My mind is one with God’s and so is yours. Jesus tells us that changing our minds when our ego’s reflect dark images in our minds against ourselves and others may seem hard, but it is actually much easier on us when we think with Love than against Love. Remember our God, our Creator, our Father, is Love. When we think without Love we are thinking with something that has opposed what we are in truth. When we deny our truth, our minds split into two separate and conflicting camps. Jesus explains this to us in great detail so that we know what we are up against, brothers. He is deeply concerned for our minds. He urges us to look at ourselves and our brothers and choose to see the glorious creations of a glorious Father.
We do not have to be sad, depressed, oppressed, or possessed of a deprived and depraved state of mind. We are never deprived of anything except by our own decision. We can ask God to give us what we really need and want and choose to be happy. When I get sad about losing my daughter, I choose to remember all the beautiful days in which she blessed our life. Instead of focusing on her death, I focus on her life and her resurrection. I believe with all my heart that the reason that she visits me from time to time and gives me signs of her continued existence is because I have accepted that I am not deprived of her, that her meaning and purpose are far beyond our mother/daughter relationship, that she came to us and stayed with us exactly as long as she was supposed to stay. When the ego tempts me to think that she was deprived of life or that I am deprived without her, I can choose to be depressed and feel sad or I can choose to go with the truth.
When our daily stressors work us up and we find ourselves rushing about, hollering at the kids, being rude to our mates, and having regretful thoughts toward ourselves, slow down. The ego will keep us in a state of hurrying, worrying, fretting, and fuming only as long as we allow. There is absolutely nothing on the face of the earth that is worth losing our joy. We are called to be vigilant for joy, for peace, for quietness and trust which stand against the yammers and clammers of the ego and the false sense of urgency that it promotes.
When the ego tries to guilt us, remember that it is the ego who violated the laws of God, and we are not accountable for the sins of the ego, once we shed our attachment to it and see it for what it is. What we did when we were not in our right minds is forgiven and corrected by the Atonement. The Atonement sets us free of all that would keep us trapped in fear, in harming instead of helping, in trying to gratify that which can never be gratified. When we change our mind about those whom our ego has hurt, has played and toyed with, we no longer see them as our enemy, as our inferior or our superior, as anything but our equal, our brother, our friend. All is forgiven and when that happens we are released from all that would torment us. It is a very simple thing to know which mirror we are looking in to find out who we are! If we are looking in a mirror that reflects guilt, we are listening to the voice of ego. Guilt does not draw us closer to God. Guilt does not bring us joy. Guilt is a construct of the ego. Choose to let it go!
This morning when my mind was tempted to accept feelings of guilt and depression, I chose not to be deceived by it. I know from experience that going down that path leads to nowhere good, happy, or helpful.
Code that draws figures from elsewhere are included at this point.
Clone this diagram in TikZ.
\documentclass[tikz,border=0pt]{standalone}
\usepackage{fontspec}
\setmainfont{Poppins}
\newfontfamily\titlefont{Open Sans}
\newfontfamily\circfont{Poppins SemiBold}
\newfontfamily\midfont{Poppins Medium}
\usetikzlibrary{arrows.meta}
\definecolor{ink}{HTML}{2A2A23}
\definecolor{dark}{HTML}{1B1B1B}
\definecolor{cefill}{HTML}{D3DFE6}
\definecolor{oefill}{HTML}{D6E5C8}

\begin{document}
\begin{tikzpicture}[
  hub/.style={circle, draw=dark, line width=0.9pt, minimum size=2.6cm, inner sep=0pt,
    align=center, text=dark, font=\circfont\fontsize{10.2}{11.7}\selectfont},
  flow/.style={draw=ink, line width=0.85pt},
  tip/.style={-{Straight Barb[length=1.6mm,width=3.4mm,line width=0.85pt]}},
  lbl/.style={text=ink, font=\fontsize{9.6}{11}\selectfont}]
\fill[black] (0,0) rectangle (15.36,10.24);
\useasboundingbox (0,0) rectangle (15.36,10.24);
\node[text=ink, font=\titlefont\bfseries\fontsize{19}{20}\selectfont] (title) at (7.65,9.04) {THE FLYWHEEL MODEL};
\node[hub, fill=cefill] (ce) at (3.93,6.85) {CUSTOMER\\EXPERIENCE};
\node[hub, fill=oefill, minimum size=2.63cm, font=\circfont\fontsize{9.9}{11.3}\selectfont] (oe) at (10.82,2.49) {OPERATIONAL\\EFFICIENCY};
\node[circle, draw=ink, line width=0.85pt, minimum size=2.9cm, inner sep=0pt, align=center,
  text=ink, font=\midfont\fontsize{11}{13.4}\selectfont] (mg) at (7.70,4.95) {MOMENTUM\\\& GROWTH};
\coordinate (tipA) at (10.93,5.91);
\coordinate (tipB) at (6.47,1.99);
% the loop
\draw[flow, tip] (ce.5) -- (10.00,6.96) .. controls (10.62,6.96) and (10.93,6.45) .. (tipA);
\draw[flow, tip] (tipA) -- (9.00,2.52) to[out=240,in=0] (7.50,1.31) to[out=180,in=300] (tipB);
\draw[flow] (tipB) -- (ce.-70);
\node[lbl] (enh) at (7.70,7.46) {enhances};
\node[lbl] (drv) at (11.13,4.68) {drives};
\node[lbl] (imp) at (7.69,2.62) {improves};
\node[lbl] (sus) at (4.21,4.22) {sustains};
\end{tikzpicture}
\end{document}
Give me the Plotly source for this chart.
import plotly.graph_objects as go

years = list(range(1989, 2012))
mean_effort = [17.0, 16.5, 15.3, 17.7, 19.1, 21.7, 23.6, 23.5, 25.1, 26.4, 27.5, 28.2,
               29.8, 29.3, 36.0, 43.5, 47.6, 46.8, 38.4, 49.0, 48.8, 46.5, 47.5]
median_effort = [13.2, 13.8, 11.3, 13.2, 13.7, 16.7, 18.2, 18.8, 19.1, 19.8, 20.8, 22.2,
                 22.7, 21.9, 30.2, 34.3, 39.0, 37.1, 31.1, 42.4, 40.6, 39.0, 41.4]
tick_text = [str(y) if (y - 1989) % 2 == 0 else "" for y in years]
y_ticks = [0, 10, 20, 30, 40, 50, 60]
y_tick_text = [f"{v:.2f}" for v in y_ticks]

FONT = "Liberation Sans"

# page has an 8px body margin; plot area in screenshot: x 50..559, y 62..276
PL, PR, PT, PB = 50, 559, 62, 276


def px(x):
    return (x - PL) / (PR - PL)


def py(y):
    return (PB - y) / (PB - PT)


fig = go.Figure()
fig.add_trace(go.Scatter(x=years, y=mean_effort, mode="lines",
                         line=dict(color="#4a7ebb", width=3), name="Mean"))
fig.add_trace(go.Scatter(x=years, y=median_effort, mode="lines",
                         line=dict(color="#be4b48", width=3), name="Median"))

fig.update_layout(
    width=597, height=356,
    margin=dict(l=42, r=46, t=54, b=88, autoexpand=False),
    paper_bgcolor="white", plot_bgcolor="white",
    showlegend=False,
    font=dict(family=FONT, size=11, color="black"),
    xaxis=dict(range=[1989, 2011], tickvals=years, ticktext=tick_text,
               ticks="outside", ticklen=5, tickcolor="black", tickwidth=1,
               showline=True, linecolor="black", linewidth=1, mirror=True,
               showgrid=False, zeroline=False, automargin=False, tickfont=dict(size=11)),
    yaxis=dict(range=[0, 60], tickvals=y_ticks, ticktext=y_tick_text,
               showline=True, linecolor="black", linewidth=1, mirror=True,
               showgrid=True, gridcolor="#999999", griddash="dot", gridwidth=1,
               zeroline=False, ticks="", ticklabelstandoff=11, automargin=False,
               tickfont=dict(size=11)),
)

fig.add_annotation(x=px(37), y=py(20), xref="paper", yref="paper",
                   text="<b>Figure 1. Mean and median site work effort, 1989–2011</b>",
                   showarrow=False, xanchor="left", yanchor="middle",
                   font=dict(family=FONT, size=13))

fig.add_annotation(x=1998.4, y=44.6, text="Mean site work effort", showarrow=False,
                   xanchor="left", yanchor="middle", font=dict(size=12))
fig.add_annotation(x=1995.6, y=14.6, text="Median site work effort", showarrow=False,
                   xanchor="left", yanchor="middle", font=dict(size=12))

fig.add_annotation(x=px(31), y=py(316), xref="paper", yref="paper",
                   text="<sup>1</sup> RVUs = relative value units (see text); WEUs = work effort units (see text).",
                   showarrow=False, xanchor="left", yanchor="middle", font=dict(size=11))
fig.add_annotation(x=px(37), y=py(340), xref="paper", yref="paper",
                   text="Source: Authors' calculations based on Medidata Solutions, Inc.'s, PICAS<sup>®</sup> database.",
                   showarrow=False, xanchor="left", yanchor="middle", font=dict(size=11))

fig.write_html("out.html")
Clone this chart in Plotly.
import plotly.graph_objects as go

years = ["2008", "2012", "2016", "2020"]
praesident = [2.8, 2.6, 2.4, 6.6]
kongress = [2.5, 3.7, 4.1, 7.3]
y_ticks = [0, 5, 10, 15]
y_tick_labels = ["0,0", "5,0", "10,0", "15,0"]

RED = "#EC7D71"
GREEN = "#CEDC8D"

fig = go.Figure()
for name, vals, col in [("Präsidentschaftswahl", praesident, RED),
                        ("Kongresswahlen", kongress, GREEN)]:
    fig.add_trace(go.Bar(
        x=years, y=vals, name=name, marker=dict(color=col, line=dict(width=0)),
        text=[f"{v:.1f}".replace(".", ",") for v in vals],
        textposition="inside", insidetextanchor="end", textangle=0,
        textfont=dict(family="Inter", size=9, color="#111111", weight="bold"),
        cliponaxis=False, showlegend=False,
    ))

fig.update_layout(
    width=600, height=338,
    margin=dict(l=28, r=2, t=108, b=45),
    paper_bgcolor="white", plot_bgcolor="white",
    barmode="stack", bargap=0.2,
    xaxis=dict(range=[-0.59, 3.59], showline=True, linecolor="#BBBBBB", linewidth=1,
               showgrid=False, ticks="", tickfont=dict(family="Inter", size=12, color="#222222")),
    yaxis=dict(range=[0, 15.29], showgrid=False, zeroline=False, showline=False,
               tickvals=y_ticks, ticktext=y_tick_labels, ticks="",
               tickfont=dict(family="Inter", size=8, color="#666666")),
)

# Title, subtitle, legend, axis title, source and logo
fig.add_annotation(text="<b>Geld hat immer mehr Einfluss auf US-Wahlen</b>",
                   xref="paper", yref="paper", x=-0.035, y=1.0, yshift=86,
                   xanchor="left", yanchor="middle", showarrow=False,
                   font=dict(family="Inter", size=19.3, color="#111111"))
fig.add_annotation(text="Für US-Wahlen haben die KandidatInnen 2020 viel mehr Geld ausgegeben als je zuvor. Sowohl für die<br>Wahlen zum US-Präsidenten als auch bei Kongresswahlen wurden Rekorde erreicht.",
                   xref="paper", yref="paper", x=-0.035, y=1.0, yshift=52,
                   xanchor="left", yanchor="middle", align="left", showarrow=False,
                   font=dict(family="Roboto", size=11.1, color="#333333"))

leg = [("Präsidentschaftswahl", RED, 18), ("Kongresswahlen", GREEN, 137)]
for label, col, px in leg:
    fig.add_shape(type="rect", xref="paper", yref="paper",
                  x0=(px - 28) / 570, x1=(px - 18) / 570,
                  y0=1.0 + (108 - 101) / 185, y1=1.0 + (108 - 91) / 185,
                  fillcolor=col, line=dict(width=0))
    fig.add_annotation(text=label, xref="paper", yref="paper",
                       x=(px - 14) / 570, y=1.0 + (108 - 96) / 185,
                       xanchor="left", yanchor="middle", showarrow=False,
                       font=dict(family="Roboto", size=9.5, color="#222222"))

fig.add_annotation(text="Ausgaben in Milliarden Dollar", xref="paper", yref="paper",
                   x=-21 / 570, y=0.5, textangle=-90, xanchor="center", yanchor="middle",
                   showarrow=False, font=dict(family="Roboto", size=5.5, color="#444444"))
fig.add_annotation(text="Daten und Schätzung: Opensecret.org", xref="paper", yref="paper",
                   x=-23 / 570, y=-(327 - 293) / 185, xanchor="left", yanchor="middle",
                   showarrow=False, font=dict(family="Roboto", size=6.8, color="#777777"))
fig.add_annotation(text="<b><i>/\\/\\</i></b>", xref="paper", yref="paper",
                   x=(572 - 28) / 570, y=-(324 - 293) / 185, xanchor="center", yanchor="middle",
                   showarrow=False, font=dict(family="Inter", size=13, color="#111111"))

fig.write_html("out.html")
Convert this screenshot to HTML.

That path is a dis-spiriting journey that leads to broken relationships, wrong-mindedness, helplessness, and uselessness. Being in this state is a burden not only to ourselves, but to others and to Christ Himself. When we choose and accept Christ’s vision of who and what we are, our minds can commit to God’s version of who we are – His Son. We need to be vigilant, brothers. We are called to be strong and of good courage.
When we are vigilant with our minds, we are inspired. We are motivated. We are free of the ego’s disheartening view of a shattered and fragmented Creation where dog-eats-dog and it is us against the world. We use our minds to heal, to correct, to inspire and motivate others to shrug off the low-mind of ego and think with the mind of Christ.
If you are following along with the syllabus, you may have noticed that instead of five paragraphs today we covered six. We will finish the last five paragraphs of “This Need Not Be,” in tomorrow’s post. Feel free however to read ahead to complete the section on your own. Today in your thoughts and in your prayers ask God for the grace, the courage, and the commitment necessary to not only watch your mind but to change your mind from thinking with the ego to thinking with Christ. In every interaction, reflect God’s love and mercy by offering forgiveness. The ego will try to make this hard for you but be reminded that showing tender mercy and love is our natural state. Being helpful and harmless is how we were created. Getting back to our original version gives us joy, makes us whole, and keeps us well.
[1] A Course in Miracles. Chapter 4. The illusions of the ego IV. This need not be 1-6. Foundation for Inner Peace, Second Edition (1992).